EXERCISE DATA
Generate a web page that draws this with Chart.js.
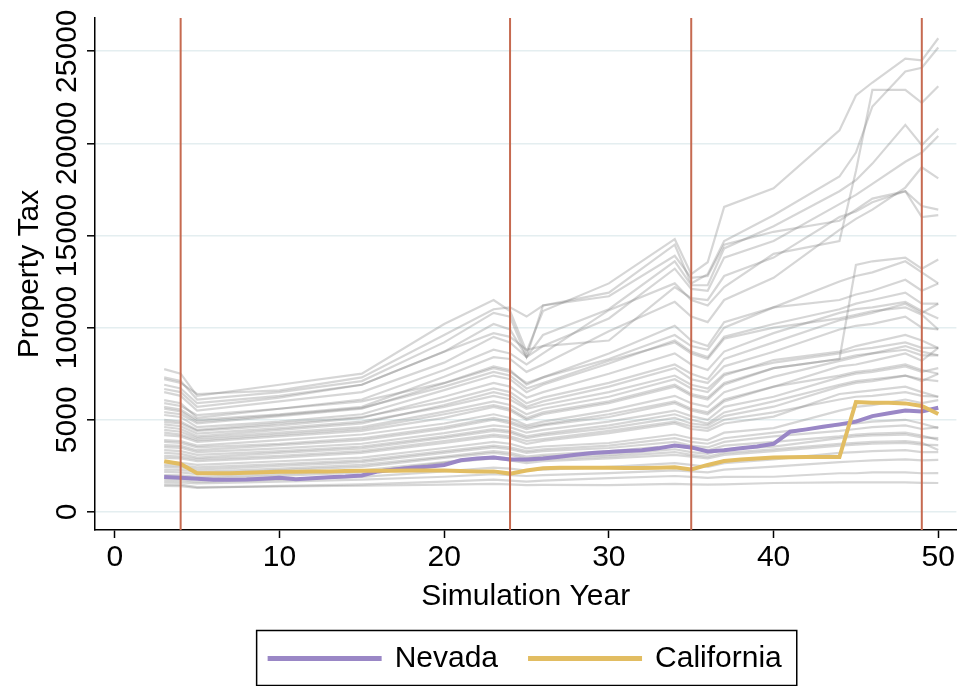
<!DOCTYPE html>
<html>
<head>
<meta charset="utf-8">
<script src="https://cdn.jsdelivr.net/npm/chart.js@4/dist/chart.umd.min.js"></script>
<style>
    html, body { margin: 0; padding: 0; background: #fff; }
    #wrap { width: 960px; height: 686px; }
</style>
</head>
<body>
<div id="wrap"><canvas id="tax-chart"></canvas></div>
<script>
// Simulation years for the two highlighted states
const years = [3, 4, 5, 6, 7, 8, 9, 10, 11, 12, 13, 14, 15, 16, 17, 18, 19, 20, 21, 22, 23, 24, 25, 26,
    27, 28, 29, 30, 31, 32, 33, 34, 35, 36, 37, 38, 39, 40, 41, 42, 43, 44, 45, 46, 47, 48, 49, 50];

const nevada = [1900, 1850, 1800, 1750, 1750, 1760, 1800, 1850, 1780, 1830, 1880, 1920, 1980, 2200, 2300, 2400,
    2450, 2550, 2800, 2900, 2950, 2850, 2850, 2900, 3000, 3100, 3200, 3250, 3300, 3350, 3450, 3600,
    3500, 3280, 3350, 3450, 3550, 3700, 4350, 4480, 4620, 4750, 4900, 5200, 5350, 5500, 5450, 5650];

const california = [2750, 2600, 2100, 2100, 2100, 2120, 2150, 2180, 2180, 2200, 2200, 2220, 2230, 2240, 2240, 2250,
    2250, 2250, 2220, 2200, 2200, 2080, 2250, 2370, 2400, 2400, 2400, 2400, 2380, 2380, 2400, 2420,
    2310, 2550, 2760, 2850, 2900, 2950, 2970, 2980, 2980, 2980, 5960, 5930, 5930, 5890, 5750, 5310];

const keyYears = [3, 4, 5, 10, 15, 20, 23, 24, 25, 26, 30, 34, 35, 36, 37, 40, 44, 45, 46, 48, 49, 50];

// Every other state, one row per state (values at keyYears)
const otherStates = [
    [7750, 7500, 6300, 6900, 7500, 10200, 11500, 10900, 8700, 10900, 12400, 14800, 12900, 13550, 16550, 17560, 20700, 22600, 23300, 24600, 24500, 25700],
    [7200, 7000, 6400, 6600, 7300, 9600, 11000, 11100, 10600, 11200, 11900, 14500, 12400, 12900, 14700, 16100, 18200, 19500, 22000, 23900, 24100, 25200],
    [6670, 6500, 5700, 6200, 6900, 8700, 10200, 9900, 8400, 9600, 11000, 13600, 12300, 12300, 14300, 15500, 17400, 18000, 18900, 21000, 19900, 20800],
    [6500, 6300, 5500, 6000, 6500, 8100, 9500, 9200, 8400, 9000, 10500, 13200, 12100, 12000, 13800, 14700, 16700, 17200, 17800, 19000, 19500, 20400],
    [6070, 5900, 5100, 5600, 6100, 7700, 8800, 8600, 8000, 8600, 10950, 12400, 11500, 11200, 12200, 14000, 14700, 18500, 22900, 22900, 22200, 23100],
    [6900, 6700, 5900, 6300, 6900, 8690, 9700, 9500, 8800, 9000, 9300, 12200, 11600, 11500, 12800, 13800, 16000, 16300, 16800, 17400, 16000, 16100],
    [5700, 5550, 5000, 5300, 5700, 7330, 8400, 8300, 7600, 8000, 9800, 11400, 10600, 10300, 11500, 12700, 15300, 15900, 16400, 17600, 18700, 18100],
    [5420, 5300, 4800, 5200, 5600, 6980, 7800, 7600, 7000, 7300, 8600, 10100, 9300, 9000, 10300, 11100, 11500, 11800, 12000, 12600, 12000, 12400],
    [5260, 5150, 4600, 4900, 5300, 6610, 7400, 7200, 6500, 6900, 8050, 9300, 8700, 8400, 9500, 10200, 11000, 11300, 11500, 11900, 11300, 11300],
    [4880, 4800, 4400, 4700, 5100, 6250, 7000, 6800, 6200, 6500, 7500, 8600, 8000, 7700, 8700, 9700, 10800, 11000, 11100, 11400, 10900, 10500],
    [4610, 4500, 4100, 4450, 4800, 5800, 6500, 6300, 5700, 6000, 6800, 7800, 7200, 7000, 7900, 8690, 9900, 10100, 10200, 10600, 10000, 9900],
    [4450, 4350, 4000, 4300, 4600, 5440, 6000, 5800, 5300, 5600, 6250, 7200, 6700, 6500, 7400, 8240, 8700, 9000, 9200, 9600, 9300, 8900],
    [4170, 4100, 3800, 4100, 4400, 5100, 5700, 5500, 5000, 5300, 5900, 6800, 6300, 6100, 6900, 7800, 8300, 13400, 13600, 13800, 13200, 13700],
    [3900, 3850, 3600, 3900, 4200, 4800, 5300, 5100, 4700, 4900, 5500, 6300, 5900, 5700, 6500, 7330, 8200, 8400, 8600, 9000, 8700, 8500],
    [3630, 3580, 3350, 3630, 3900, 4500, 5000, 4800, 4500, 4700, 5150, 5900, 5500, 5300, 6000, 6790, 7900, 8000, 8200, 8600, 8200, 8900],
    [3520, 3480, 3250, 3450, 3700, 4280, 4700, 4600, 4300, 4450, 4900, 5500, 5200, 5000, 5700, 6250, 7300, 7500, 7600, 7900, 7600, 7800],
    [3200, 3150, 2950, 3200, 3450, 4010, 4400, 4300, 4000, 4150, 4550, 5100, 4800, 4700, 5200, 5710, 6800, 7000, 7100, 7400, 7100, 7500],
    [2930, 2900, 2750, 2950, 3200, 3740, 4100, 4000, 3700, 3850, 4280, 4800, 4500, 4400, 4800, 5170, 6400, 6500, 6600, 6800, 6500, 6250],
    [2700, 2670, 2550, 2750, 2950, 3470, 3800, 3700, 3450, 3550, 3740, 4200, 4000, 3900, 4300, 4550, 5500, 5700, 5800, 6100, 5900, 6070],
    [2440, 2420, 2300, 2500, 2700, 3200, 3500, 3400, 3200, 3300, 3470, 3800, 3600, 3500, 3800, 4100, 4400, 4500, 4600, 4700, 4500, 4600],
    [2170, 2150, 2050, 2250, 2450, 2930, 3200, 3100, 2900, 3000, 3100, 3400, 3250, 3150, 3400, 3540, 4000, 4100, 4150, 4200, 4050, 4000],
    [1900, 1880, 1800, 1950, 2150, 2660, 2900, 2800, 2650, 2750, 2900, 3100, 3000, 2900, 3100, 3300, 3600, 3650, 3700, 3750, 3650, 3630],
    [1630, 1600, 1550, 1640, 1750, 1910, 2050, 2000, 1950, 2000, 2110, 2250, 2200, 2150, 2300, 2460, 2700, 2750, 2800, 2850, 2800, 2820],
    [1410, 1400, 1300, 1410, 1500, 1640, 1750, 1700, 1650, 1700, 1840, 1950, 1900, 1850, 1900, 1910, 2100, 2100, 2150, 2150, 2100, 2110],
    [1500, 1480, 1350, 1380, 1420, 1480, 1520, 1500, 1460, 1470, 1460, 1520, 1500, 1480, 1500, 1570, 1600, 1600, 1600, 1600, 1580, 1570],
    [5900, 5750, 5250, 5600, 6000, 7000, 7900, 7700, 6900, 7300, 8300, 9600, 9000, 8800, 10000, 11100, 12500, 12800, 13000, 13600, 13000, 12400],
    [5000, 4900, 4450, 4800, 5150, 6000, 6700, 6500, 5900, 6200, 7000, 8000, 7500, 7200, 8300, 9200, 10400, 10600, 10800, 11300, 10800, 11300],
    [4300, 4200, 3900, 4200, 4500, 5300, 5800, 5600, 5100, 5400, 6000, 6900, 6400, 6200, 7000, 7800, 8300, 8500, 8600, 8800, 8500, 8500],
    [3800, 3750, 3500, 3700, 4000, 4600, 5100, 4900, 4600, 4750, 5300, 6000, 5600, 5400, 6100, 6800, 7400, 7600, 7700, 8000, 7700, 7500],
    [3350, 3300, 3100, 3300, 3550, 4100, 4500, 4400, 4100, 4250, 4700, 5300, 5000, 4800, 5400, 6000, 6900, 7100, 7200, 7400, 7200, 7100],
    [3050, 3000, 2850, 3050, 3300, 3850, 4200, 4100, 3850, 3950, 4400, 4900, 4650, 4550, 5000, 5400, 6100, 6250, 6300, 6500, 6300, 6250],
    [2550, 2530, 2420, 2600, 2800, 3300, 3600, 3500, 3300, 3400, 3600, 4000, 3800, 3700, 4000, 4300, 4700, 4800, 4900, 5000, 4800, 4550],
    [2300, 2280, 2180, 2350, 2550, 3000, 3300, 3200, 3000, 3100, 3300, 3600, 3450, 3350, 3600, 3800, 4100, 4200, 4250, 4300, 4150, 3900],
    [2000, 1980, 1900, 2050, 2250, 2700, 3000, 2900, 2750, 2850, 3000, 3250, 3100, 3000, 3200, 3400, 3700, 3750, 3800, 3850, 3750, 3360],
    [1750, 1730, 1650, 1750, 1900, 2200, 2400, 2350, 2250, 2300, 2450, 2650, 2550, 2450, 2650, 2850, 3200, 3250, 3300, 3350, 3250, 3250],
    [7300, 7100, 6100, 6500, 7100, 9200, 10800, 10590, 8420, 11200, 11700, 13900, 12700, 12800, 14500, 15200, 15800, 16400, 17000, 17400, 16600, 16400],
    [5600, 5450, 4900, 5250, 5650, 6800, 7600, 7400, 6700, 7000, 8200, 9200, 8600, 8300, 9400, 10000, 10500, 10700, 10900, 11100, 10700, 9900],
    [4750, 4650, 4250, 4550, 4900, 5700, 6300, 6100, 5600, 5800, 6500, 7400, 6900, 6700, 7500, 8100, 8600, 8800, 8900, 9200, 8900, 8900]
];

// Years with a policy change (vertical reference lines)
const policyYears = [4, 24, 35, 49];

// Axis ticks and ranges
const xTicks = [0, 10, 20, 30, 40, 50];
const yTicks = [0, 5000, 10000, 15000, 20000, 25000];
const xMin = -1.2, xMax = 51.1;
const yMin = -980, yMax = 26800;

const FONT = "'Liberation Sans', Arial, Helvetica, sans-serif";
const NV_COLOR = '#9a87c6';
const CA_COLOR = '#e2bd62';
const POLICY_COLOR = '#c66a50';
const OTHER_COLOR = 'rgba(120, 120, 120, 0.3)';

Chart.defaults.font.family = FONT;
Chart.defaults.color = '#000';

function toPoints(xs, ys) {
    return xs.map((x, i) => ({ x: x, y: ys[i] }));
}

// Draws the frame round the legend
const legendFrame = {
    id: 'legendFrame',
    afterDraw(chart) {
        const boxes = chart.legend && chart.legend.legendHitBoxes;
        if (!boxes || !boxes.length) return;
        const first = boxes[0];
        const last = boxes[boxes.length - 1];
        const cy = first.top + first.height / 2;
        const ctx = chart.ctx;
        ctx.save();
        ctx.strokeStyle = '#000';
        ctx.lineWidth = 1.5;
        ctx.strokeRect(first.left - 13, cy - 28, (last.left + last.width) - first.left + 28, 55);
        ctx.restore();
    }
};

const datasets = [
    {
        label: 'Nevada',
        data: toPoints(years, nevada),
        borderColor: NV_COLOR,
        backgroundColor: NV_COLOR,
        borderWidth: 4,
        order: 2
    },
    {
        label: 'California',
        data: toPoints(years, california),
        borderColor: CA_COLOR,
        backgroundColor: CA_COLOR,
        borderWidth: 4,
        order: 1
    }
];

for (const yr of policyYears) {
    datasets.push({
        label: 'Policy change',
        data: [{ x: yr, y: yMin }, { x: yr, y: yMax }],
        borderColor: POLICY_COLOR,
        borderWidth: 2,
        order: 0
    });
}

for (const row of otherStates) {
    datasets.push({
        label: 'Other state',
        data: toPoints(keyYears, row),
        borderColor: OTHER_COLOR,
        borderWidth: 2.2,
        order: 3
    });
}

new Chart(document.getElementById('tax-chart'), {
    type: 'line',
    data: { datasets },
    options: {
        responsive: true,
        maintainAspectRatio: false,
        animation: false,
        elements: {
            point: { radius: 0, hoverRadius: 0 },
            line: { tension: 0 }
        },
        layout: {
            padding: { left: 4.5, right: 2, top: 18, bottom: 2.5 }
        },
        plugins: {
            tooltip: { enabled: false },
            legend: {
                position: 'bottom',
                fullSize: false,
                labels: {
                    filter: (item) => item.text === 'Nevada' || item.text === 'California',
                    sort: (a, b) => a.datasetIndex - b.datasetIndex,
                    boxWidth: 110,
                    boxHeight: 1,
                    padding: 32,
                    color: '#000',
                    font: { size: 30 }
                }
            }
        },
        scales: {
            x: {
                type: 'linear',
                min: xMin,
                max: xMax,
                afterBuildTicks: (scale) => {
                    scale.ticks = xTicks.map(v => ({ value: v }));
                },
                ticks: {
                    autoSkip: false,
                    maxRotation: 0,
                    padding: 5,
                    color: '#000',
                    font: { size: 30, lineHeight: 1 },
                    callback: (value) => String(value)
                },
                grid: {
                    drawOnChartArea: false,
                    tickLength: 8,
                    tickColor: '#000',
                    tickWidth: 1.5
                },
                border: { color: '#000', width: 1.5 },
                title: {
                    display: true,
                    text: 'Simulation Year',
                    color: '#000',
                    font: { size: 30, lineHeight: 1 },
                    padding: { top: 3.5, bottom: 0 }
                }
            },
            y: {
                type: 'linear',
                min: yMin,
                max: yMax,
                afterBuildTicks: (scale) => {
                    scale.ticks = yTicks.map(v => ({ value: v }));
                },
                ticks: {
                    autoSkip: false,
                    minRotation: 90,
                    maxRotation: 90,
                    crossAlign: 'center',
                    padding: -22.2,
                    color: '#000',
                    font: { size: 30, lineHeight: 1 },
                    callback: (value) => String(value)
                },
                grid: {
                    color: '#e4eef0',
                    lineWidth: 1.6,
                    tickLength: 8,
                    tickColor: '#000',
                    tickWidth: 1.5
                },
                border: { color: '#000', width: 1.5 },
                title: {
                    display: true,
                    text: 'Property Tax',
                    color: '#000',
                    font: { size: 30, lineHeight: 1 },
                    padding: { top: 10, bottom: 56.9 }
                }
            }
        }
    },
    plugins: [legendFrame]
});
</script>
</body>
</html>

---

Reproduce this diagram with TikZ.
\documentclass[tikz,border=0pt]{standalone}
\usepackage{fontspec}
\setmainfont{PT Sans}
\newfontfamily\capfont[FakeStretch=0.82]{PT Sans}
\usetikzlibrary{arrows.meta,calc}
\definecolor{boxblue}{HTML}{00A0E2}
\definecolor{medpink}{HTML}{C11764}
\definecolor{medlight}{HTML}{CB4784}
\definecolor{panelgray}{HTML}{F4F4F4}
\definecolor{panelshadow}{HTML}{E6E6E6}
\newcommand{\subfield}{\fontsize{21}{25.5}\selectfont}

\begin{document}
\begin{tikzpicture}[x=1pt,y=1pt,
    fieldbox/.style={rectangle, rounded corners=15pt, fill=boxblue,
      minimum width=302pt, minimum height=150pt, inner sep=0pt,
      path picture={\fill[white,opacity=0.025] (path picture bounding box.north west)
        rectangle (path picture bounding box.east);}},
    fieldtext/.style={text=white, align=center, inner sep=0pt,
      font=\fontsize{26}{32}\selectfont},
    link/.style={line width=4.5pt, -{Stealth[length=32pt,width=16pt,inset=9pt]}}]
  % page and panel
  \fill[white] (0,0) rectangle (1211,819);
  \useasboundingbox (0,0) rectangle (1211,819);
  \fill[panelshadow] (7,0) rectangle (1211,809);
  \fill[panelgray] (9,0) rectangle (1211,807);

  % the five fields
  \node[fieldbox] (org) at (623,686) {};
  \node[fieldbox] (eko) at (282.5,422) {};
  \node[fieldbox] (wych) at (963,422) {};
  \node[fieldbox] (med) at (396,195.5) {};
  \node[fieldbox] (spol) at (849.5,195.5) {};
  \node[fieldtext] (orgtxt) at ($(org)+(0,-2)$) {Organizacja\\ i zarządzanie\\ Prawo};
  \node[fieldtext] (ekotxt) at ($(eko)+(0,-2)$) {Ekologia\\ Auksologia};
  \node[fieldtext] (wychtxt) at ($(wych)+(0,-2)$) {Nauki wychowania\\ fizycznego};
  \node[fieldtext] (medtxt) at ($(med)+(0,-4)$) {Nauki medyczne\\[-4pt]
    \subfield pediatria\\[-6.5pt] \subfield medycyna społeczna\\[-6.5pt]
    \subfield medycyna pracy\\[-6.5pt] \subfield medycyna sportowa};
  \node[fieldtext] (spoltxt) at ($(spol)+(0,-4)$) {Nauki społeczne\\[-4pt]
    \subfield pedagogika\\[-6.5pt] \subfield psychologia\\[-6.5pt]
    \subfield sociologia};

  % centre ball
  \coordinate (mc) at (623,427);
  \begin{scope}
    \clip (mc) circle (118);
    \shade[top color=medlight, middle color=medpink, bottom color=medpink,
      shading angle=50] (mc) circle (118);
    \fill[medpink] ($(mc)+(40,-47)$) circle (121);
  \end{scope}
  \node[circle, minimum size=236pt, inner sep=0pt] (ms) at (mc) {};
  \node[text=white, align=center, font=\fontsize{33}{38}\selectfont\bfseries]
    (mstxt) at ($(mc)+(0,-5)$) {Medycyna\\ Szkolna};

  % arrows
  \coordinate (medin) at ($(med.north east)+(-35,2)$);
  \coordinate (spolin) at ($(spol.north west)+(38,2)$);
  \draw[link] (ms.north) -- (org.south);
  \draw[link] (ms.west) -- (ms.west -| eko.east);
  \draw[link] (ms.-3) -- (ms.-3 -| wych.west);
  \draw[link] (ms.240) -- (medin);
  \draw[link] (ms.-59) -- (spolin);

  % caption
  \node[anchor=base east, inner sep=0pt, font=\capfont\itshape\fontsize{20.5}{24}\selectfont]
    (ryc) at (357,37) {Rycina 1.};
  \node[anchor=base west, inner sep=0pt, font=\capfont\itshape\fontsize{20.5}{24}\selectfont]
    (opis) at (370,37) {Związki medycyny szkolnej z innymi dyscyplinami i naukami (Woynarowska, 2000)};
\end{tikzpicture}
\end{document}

WRITTEN EXERCISE
Repeat exactly, and only, the entries from the line with "Generate a web" through the line with "46, 48, 49, 50];". Pictures are skipped.

FINAL ANSWER
Generate a web page that draws this with Chart.js.
<!DOCTYPE html>
<html>
<head>
<meta charset="utf-8">
<script src="https://cdn.jsdelivr.net/npm/chart.js@4/dist/chart.umd.min.js"></script>
<style>
    html, body { margin: 0; padding: 0; background: #fff; }
    #wrap { width: 960px; height: 686px; }
</style>
</head>
<body>
<div id="wrap"><canvas id="tax-chart"></canvas></div>
<script>
// Simulation years for the two highlighted states
const years = [3, 4, 5, 6, 7, 8, 9, 10, 11, 12, 13, 14, 15, 16, 17, 18, 19, 20, 21, 22, 23, 24, 25, 26,
    27, 28, 29, 30, 31, 32, 33, 34, 35, 36, 37, 38, 39, 40, 41, 42, 43, 44, 45, 46, 47, 48, 49, 50];

const nevada = [1900, 1850, 1800, 1750, 1750, 1760, 1800, 1850, 1780, 1830, 1880, 1920, 1980, 2200, 2300, 2400,
    2450, 2550, 2800, 2900, 2950, 2850, 2850, 2900, 3000, 3100, 3200, 3250, 3300, 3350, 3450, 3600,
    3500, 3280, 3350, 3450, 3550, 3700, 4350, 4480, 4620, 4750, 4900, 5200, 5350, 5500, 5450, 5650];

const california = [2750, 2600, 2100, 2100, 2100, 2120, 2150, 2180, 2180, 2200, 2200, 2220, 2230, 2240, 2240, 2250,
    2250, 2250, 2220, 2200, 2200, 2080, 2250, 2370, 2400, 2400, 2400, 2400, 2380, 2380, 2400, 2420,
    2310, 2550, 2760, 2850, 2900, 2950, 2970, 2980, 2980, 2980, 5960, 5930, 5930, 5890, 5750, 5310];

const keyYears = [3, 4, 5, 10, 15, 20, 23, 24, 25, 26, 30, 34, 35, 36, 37, 40, 44, 45, 46, 48, 49, 50];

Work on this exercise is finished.